Por Séverine Kodjo-Grandvaux
Publicado em Le Monde
É uma das aberrações que a globalização e a busca pelo lucro mantêm em segredo que Larissa Bombardi denuncia em seu novo livro. “Os agrotóxicos proibidos na União Europeia (mas produzidos na UE) retornam ao seu solo através dos alimentos que a UE importa e consome, vindos dos países para os quais esses agrotóxicos são exportados, como o Brasil.” A geógrafa continua, afirmando que “certas substâncias que perturbam o sistema endócrino são encontradas em alimentos disponíveis nos mercados europeus (maçã, feijão seco, arroz, pera, pimenta, manga, etc.): o ciclo de envenenamento é assim tristemente fechado, colocando sistematicamente em risco a saúde da população europeia.”
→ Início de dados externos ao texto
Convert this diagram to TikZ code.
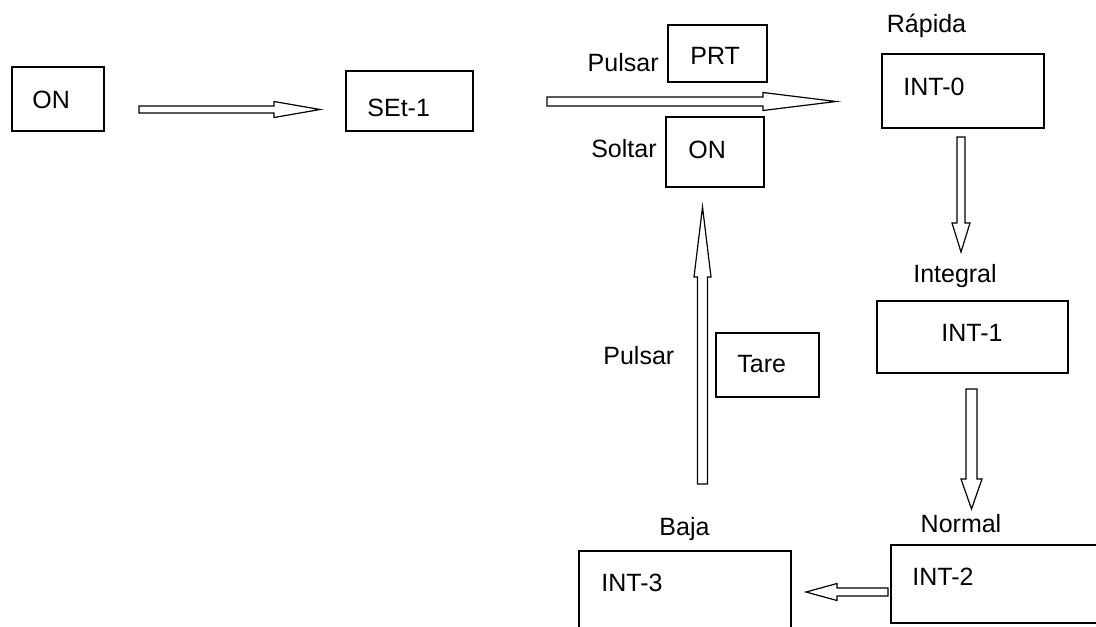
\documentclass[tikz,border=0pt]{standalone}
\usepackage{fontspec}
\setmainfont{Liberation Sans}
\usetikzlibrary{calc}

% hollow block arrow: from, to, half shaft, half head, head length
\newcommand{\hollowarrow}[5]{%
\coordinate (hb) at ($(#2)!#5!(#1)$);
\draw [hollow] ($(#1)!#3!90:(#2)$) -- ($(hb)!#3!90:(#2)$) -- ($(hb)!#4!90:(#2)$) -- (#2)
  -- ($(hb)!#4!-90:(#2)$) -- ($(hb)!#3!-90:(#2)$) -- ($(#1)!#3!-90:(#2)$) -- cycle;}

\tikzset{
  box/.style={draw, line width=0.9pt, inner sep=0pt},
  hollow/.style={draw, line width=0.6pt, line join=miter},
  every node/.style={inner sep=0pt, font=\fontsize{12.5}{15}\selectfont}
}

\begin{document}
\begin{tikzpicture}[x=0.5pt,y=-0.5pt]
\useasboundingbox (0,0) rectangle (1096,626);
\clip (0,0) rectangle (1096,626);
% boxes
\node [box, minimum width=46pt, minimum height=32pt] (on1) at (58,99) {};
\node [box, minimum width=63.5pt, minimum height=30pt] (set1) at (409.5,101) {};
\node [box, minimum width=49.5pt, minimum height=28.5pt] (prt) at (717.5,53.5) {};
\node [box, minimum width=49pt, minimum height=35pt] (on2) at (715,152) {};
\node [box, minimum width=81pt, minimum height=37pt] (int0) at (963,91) {};
\node [box, minimum width=95.5pt, minimum height=36pt] (int1) at (972.5,337) {};
\node [box, minimum width=51.5pt, minimum height=32pt] (tare) at (767.5,365) {};
\node [box, minimum width=106pt, minimum height=64.5pt] (int3) at (685,615.5) {};
\node [box, minimum width=114.5pt, minimum height=39pt] (int2) at (1005.5,584) {};
% box texts
\node [anchor=west] (on1t) at (32,100) {ON};
\node [anchor=west] (set1t) at (367,107.5) {SEt-1};
\node [anchor=west] (prtt) at (690,56) {PRT};
\node [anchor=west] (on2t) at (688,150) {ON};
\node [anchor=west] (int0t) at (903,87) {INT-0};
\node [anchor=west] (int1t) at (941,333) {INT-1};
\node [anchor=west] (taret) at (737,364.5) {Tare};
\node [anchor=west] (int3t) at (601,582.5) {INT-3};
\node [anchor=west] (int2t) at (912,576.5) {INT-2};
% captions
\node [anchor=base] (rapida) at (926.5,33) {Rápida};
\node [anchor=base] (integral) at (955,282) {Integral};
\node [anchor=base] (normal) at (961,532) {Normal};
\node [anchor=base] (baja) at (684.5,535) {Baja};
\node [anchor=base east] (pulsar1) at (659,72) {Pulsar};
\node [anchor=base east] (soltar) at (657,157) {Soltar};
\node [anchor=base west] (pulsar2) at (603,364) {Pulsar};
% arrows
\coordinate (a1s) at (139,109.5);
\coordinate (a1e) at (320,109.5);
\coordinate (a2s) at (547,101.5);
\coordinate (a2e) at (836,101.5);
\coordinate (a3s) at (961,137);
\coordinate (a3e) at (961,252);
\coordinate (a4s) at (971.5,389);
\coordinate (a4e) at (971.5,509);
\coordinate (a5s) at (888,592);
\coordinate (a5e) at (806,592);
\coordinate (a6s) at (702.5,484);
\coordinate (a6e) at (702.5,207);
\hollowarrow{a1s}{a1e}{1.75pt}{4pt}{23pt}
\hollowarrow{a2s}{a2e}{2.25pt}{4.5pt}{36.5pt}
\hollowarrow{a3s}{a3e}{2pt}{4.5pt}{14.5pt}
\hollowarrow{a4s}{a4e}{2.75pt}{5.25pt}{15pt}
\hollowarrow{a5s}{a5e}{2pt}{4.25pt}{15.5pt}
\hollowarrow{a6s}{a6e}{2.5pt}{4.25pt}{35pt}
\end{tikzpicture}
\end{document}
No ensaio Agrotóxicos e colonialismo químico, um trabalho impactante, a pesquisadora apresenta números que sustentam o que pode ser considerado um escândalo sanitário. Enquanto a UE se tornou “a entidade mundial com a legislação mais restritiva quanto aos agrotóxicos, graças ao seu regulamento específico chamado Reach”, ela também é, “com 13,6 bilhões de dólares [12,5 bilhões de euros] vendidos ao exterior em 2020”, o maior produtor e exportador de pesticidas – inclusive daqueles cuja utilização é proibida em seu território –, superando a China (8 bilhões de dólares) e os Estados Unidos (4,5 bilhões de dólares).
Risco para a população
Maior consumidor de pesticidas do mundo, o Brasil utiliza 90% desses agrotóxicos em cinco culturas que servem muito pouco para a alimentação humana (soja, milho, algodão, pastagens e cana-de-açúcar), enquanto as “culturas agrícolas consideradas pilares da dieta alimentar brasileira – arroz, feijão preto (feijão) e mandioca” são negligenciadas.
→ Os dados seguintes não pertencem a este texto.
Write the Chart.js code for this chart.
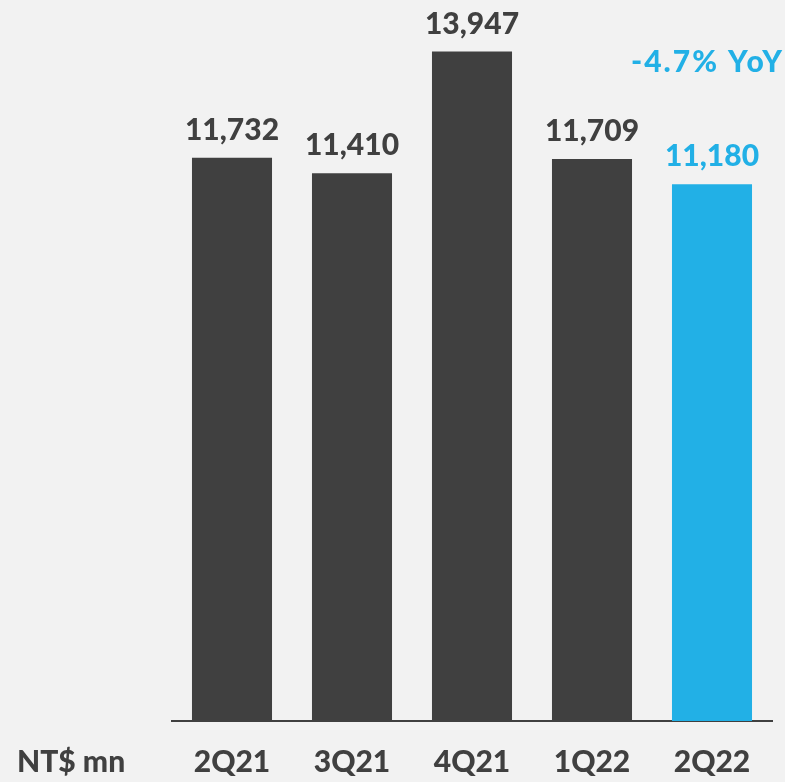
<!DOCTYPE html>
<html>
<head>
<meta charset="utf-8">
<script src="https://cdn.jsdelivr.net/npm/chart.js@4"></script>
<style>
  html, body { margin: 0; padding: 0; background: #f2f2f2; }
  #wrap { width: 785px; height: 782px; }
</style>
</head>
<body>
<div id="wrap"><canvas id="chart"></canvas></div>
<script>
const quarters = ["2Q21", "3Q21", "4Q21", "1Q22", "2Q22"];
const revenue = [11732, 11410, 13947, 11709, 11180];
const yoyNote = "-4.7% YoY";
const unitLabel = "NT$ mn";

const DARK = "#404040";
const BLUE = "#22b0e6";
const FONT = "Lato, 'DejaVu Sans', sans-serif";
const WEIGHT = "900";

const barColors = revenue.map((v, i) => i === revenue.length - 1 ? BLUE : DARK);

// value above each bar, the YoY note over the last one and the unit on the left
const labelPlugin = {
  id: "labels",
  afterDatasetsDraw(chart) {
    const ctx = chart.ctx;
    const meta = chart.getDatasetMeta(0);
    ctx.save();
    ctx.font = WEIGHT + " 30px " + FONT;
    ctx.textAlign = "center";
    ctx.textBaseline = "alphabetic";
    meta.data.forEach((bar, i) => {
      ctx.fillStyle = barColors[i];
      ctx.fillText(revenue[i].toLocaleString("en-US"), bar.x, bar.y - 18);
    });
    const last = meta.data[meta.data.length - 1];
    ctx.fillStyle = BLUE;
    ctx.textAlign = "right";
    ctx.letterSpacing = "2px";
    ctx.fillText(yoyNote, chart.chartArea.right + 12, last.y - 18 - 94);
    ctx.letterSpacing = "0px";

    ctx.fillStyle = DARK;
    ctx.textAlign = "left";
    ctx.textBaseline = "middle";
    ctx.fillText(unitLabel, 17, 762);
    ctx.restore();
  }
};

new Chart(document.getElementById("chart"), {
  type: "bar",
  data: {
    labels: quarters,
    datasets: [{
      data: revenue,
      backgroundColor: barColors,
      borderWidth: 0,
      categoryPercentage: 1,
      barPercentage: 0.667
    }]
  },
  options: {
    responsive: true,
    maintainAspectRatio: false,
    animation: false,
    layout: { padding: { left: 172, right: 13, top: 1, bottom: 0 } },
    plugins: {
      legend: { display: false },
      tooltip: { enabled: false }
    },
    scales: {
      x: {
        grid: { display: false, drawTicks: false },
        border: { display: true, color: DARK, width: 2 },
        ticks: {
          color: DARK,
          padding: 23,
          font: { family: FONT, size: 30, weight: WEIGHT }
        },
        afterFit(scale) { scale.height = 61; }
      },
      y: {
        display: false,
        min: 0,
        max: 15000
      }
    }
  },
  plugins: [labelPlugin]
});
</script>
</body>
</html>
Este é outro paradoxo levantado pela geógrafa brasileira, que teve de se exilar na Europa durante a presidência Bolsonaro: não apenas a industrialização da agricultura brasileira não contribuiu para reduzir a fome, que “mais que dobrou entre 2013 e 2020”, mas também resultou em um risco para as populações, especialmente camponesas e indígenas. Esse risco se manifesta em termos de saúde (aumento do número de pessoas intoxicadas e doentes), ecológico (desmatamento, redução da biodiversidade, inclusive no próprio coração da Amazônia), bem como através de expropriações forçadas e do aumento de assassinatos de “defensores e defensoras dos direitos socioambientais.”
Embora esse sistema beneficie certamente os grandes proprietários de terras brasileiros, ele favorece essencialmente, e antes de tudo, as “grandes indústrias transnacionais da agroquímica e das sementes”. Larissa Mies Bombardi vê nisso um “colonialismo químico” que coloca a América Latina em uma “posição subalterna” e beneficia uma Europa que se enriquece ao intoxicar as populações do Sul. Essa toxicidade, retornando ao mercado europeu através de um efeito bumerangue inesperado, faz com que Larissa Mies Bombardi questione todo o sistema de produção capitalista.